◆ Brief:
Only the lines from the start of the data to the line containing "const atomZ = [4,5,6,7,8,9,10];", both included, should be output, exactly and without pictures.

◆ Given data:

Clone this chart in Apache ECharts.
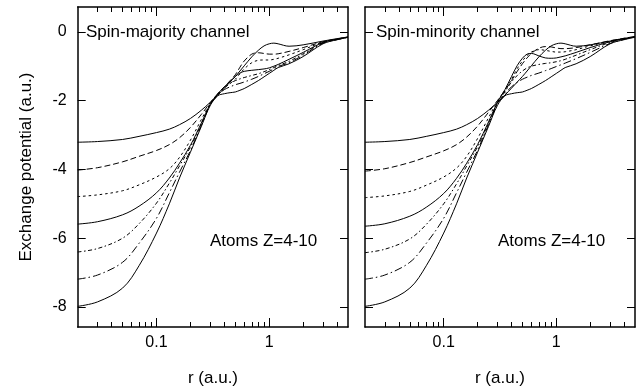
<!DOCTYPE html>
<html><head><meta charset="utf-8">
<script src="https://cdn.jsdelivr.net/npm/echarts@6/dist/echarts.min.js"></script>
<style>html,body{margin:0;padding:0;background:#fff}#c{width:644px;height:392px}</style>
</head><body><div id="c"></div>
<script>
// radius grid (a.u.)
const radius = [0.02,0.03,0.05,0.07,0.1,0.13,0.16,0.2,0.25,0.3,0.35,0.4,0.45,0.5,0.55,0.6,0.7,0.8,0.9,1.0,1.1,1.2,1.5,2,3,4,5];
const atomZ = [4,5,6,7,8,9,10];

// closed-shell atoms (same in both channels)
const z4  = [-3.21,-3.19,-3.13,-3.04,-2.93,-2.83,-2.70,-2.52,-2.28,-2.05,-1.84,-1.64,-1.46,-1.30,-1.14,-0.99,-0.73,-0.54,-0.41,-0.35,-0.33,-0.35,-0.42,-0.38,-0.27,-0.20,-0.15];
const z10 = [-7.98,-7.85,-7.45,-6.80,-5.85,-5.00,-4.25,-3.50,-2.75,-2.14,-1.86,-1.80,-1.77,-1.75,-1.70,-1.65,-1.53,-1.42,-1.31,-1.21,-1.12,-1.04,-0.93,-0.72,-0.35,-0.23,-0.16];

// spin-majority channel
const majZ5 = [-4.02,-3.95,-3.78,-3.62,-3.45,-3.28,-3.08,-2.78,-2.40,-2.06,-1.80,-1.60,-1.42,-1.25,-1.03,-0.85,-0.65,-0.61,-0.63,-0.65,-0.65,-0.64,-0.57,-0.46,-0.29,-0.21,-0.15];
const majZ6 = [-4.79,-4.74,-4.62,-4.45,-4.22,-3.98,-3.65,-3.15,-2.55,-2.08,-1.80,-1.62,-1.50,-1.38,-1.22,-1.08,-0.90,-0.83,-0.82,-0.82,-0.80,-0.77,-0.67,-0.52,-0.30,-0.21,-0.16];
const majZ7 = [-5.59,-5.52,-5.32,-5.07,-4.68,-4.25,-3.82,-3.30,-2.65,-2.10,-1.80,-1.60,-1.44,-1.30,-1.20,-1.15,-1.12,-1.10,-1.08,-1.05,-1.00,-0.95,-0.80,-0.60,-0.31,-0.22,-0.16];
const majZ8 = [-6.40,-6.30,-6.00,-5.58,-4.98,-4.40,-3.90,-3.35,-2.68,-2.12,-1.82,-1.63,-1.50,-1.42,-1.37,-1.33,-1.27,-1.22,-1.16,-1.10,-1.04,-0.98,-0.86,-0.64,-0.32,-0.22,-0.16];
const majZ9 = [-7.19,-7.07,-6.70,-6.15,-5.42,-4.68,-4.08,-3.45,-2.72,-2.12,-1.84,-1.68,-1.60,-1.54,-1.50,-1.46,-1.38,-1.30,-1.22,-1.15,-1.08,-1.01,-0.90,-0.68,-0.33,-0.23,-0.16];

// spin-minority channel
const minZ5 = [-4.05,-3.98,-3.80,-3.64,-3.46,-3.28,-3.06,-2.74,-2.34,-2.00,-1.70,-1.42,-1.15,-0.93,-0.76,-0.63,-0.48,-0.43,-0.44,-0.47,-0.49,-0.49,-0.46,-0.38,-0.26,-0.19,-0.14];
const minZ6 = [-4.82,-4.77,-4.64,-4.46,-4.22,-3.96,-3.62,-3.10,-2.50,-2.02,-1.72,-1.38,-1.07,-0.85,-0.69,-0.59,-0.52,-0.54,-0.57,-0.59,-0.59,-0.58,-0.52,-0.41,-0.27,-0.19,-0.14];
const minZ7 = [-5.65,-5.58,-5.36,-5.10,-4.70,-4.26,-3.82,-3.28,-2.62,-2.05,-1.68,-1.30,-0.98,-0.77,-0.65,-0.63,-0.70,-0.76,-0.77,-0.76,-0.73,-0.70,-0.60,-0.46,-0.29,-0.20,-0.14];
const minZ8 = [-6.42,-6.32,-6.02,-5.60,-5.00,-4.42,-3.90,-3.34,-2.66,-2.08,-1.74,-1.46,-1.27,-1.14,-1.05,-1.00,-0.95,-0.92,-0.90,-0.87,-0.84,-0.80,-0.68,-0.52,-0.31,-0.21,-0.15];
const minZ9 = [-7.19,-7.07,-6.70,-6.15,-5.42,-4.68,-4.08,-3.44,-2.70,-2.10,-1.80,-1.60,-1.47,-1.38,-1.32,-1.27,-1.20,-1.13,-1.07,-1.01,-0.96,-0.91,-0.78,-0.60,-0.34,-0.22,-0.15];

// ticks
const xMajorTicks = [0.1, 1];
const xMinorTicks = [0.03,0.04,0.05,0.06,0.07,0.08,0.09,0.2,0.3,0.4,0.5,0.6,0.7,0.8,0.9,2,3,4];
const yTicks = [0,-2,-4,-6,-8];
const panelTitles = ['Spin-majority channel','Spin-minority channel'];

const majority = [z4, majZ5, majZ6, majZ7, majZ8, majZ9, z10];
const minority = [z4, minZ5, minZ6, minZ7, minZ8, minZ9, z10];
const dashes = ['solid',[6,3],[2.5,3],'solid',[4,2.5,1.5,2.5],[8,3,1.5,3],'solid'];

const FONT = 'Liberation Sans, Arial, sans-serif';
const XMIN = 0.02, XMAX = 5, YMIN = -8.58, YMAX = 0.72;
const grids = [
  {left:77.7, top:7, width:270.3, height:320},
  {left:365, top:7, width:270, height:320}
];

const xAxes = [], yAxes = [], series = [];
grids.forEach((g, gi) => {
  ['bottom','top'].forEach(pos => {
    xAxes.push({gridIndex:gi, type:'log', logBase:10, min:XMIN, max:XMAX, position:pos,
      axisLine:{show:true, onZero:false, lineStyle:{color:'#000', width:1.5}},
      axisTick:{show:true, inside:true, length:9, customValues:xMajorTicks, lineStyle:{color:'#000', width:1}},
      axisLabel:{show:pos==='bottom', customValues:xMajorTicks, color:'#000', fontSize:16, fontFamily:FONT, margin:8,
        formatter: v => String(+(+v).toPrecision(3))},
      splitLine:{show:false}, minorTick:{show:false}});
    xAxes.push({gridIndex:gi, type:'value', min:Math.log10(XMIN), max:Math.log10(XMAX), position:pos,
      axisLine:{show:false, onZero:false},
      axisTick:{show:true, inside:true, length:5, customValues:xMinorTicks.map(Math.log10), lineStyle:{color:'#000', width:1}},
      axisLabel:{show:false}, splitLine:{show:false}});
  });
  ['left','right'].forEach(pos => {
    yAxes.push({gridIndex:gi, type:'value', min:YMIN, max:YMAX, position:pos,
      axisLine:{show:true, onZero:false, lineStyle:{color:'#000', width:1.5}},
      axisTick:{show:true, inside:true, length:8, customValues:yTicks, lineStyle:{color:'#000', width:1}},
      axisLabel:{show: gi===0 && pos==='left', customValues:yTicks, color:'#000', fontSize:16, fontFamily:FONT, margin:11},
      splitLine:{show:false}});
  });
  const sets = gi === 0 ? majority : minority;
  sets.forEach((vals, k) => {
    series.push({type:'line', name:'Z=' + atomZ[k], xAxisIndex: gi*4, yAxisIndex: gi*2,
      data: radius.map((r, i) => [r, vals[i]]),
      showSymbol:false, symbol:'none', smooth:0.35, silent:true, animation:false,
      lineStyle:{color:'#000', width:1, type:dashes[k]}});
  });
});

function txt(x, y, s, extra) {
  return Object.assign({type:'text', x:x, y:y, silent:true,
    style:Object.assign({text:s, fill:'#000', fontSize:17, fontFamily:FONT, align:'left', verticalAlign:'middle',
      textAlign:'left', textVerticalAlign:'middle'}, {})}, extra || {});
}
const graphic = [
  txt(86, 32, panelTitles[0]),
  txt(376, 32, panelTitles[1]),
  txt(210, 241, 'Atoms Z=4-10'),
  txt(498, 241, 'Atoms Z=4-10'),
  {type:'text', x:213, y:378, silent:true, style:{text:'r (a.u.)', fill:'#000', fontSize:17, fontFamily:FONT, align:'center', verticalAlign:'middle', textAlign:'center', textVerticalAlign:'middle'}},
  {type:'text', x:500, y:378, silent:true, style:{text:'r (a.u.)', fill:'#000', fontSize:17, fontFamily:FONT, align:'center', verticalAlign:'middle', textAlign:'center', textVerticalAlign:'middle'}},
  {type:'text', x:26, y:167, rotation:Math.PI/2, silent:true, style:{text:'Exchange potential (a.u.)', fill:'#000', fontSize:17, fontFamily:FONT, align:'center', verticalAlign:'middle', textAlign:'center', textVerticalAlign:'middle'}}
];

const chart = echarts.init(document.getElementById('c'), null, {renderer:'canvas'});
chart.setOption({backgroundColor:'#fff', animation:false, grid:grids, xAxis:xAxes, yAxis:yAxes, series:series, graphic:graphic});
</script></body></html>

◆ Response below:
Clone this chart in Apache ECharts.
<!DOCTYPE html>
<html><head><meta charset="utf-8">
<script src="https://cdn.jsdelivr.net/npm/echarts@6/dist/echarts.min.js"></script>
<style>html,body{margin:0;padding:0;background:#fff}#c{width:644px;height:392px}</style>
</head><body><div id="c"></div>
<script>
// radius grid (a.u.)
const radius = [0.02,0.03,0.05,0.07,0.1,0.13,0.16,0.2,0.25,0.3,0.35,0.4,0.45,0.5,0.55,0.6,0.7,0.8,0.9,1.0,1.1,1.2,1.5,2,3,4,5];
const atomZ = [4,5,6,7,8,9,10];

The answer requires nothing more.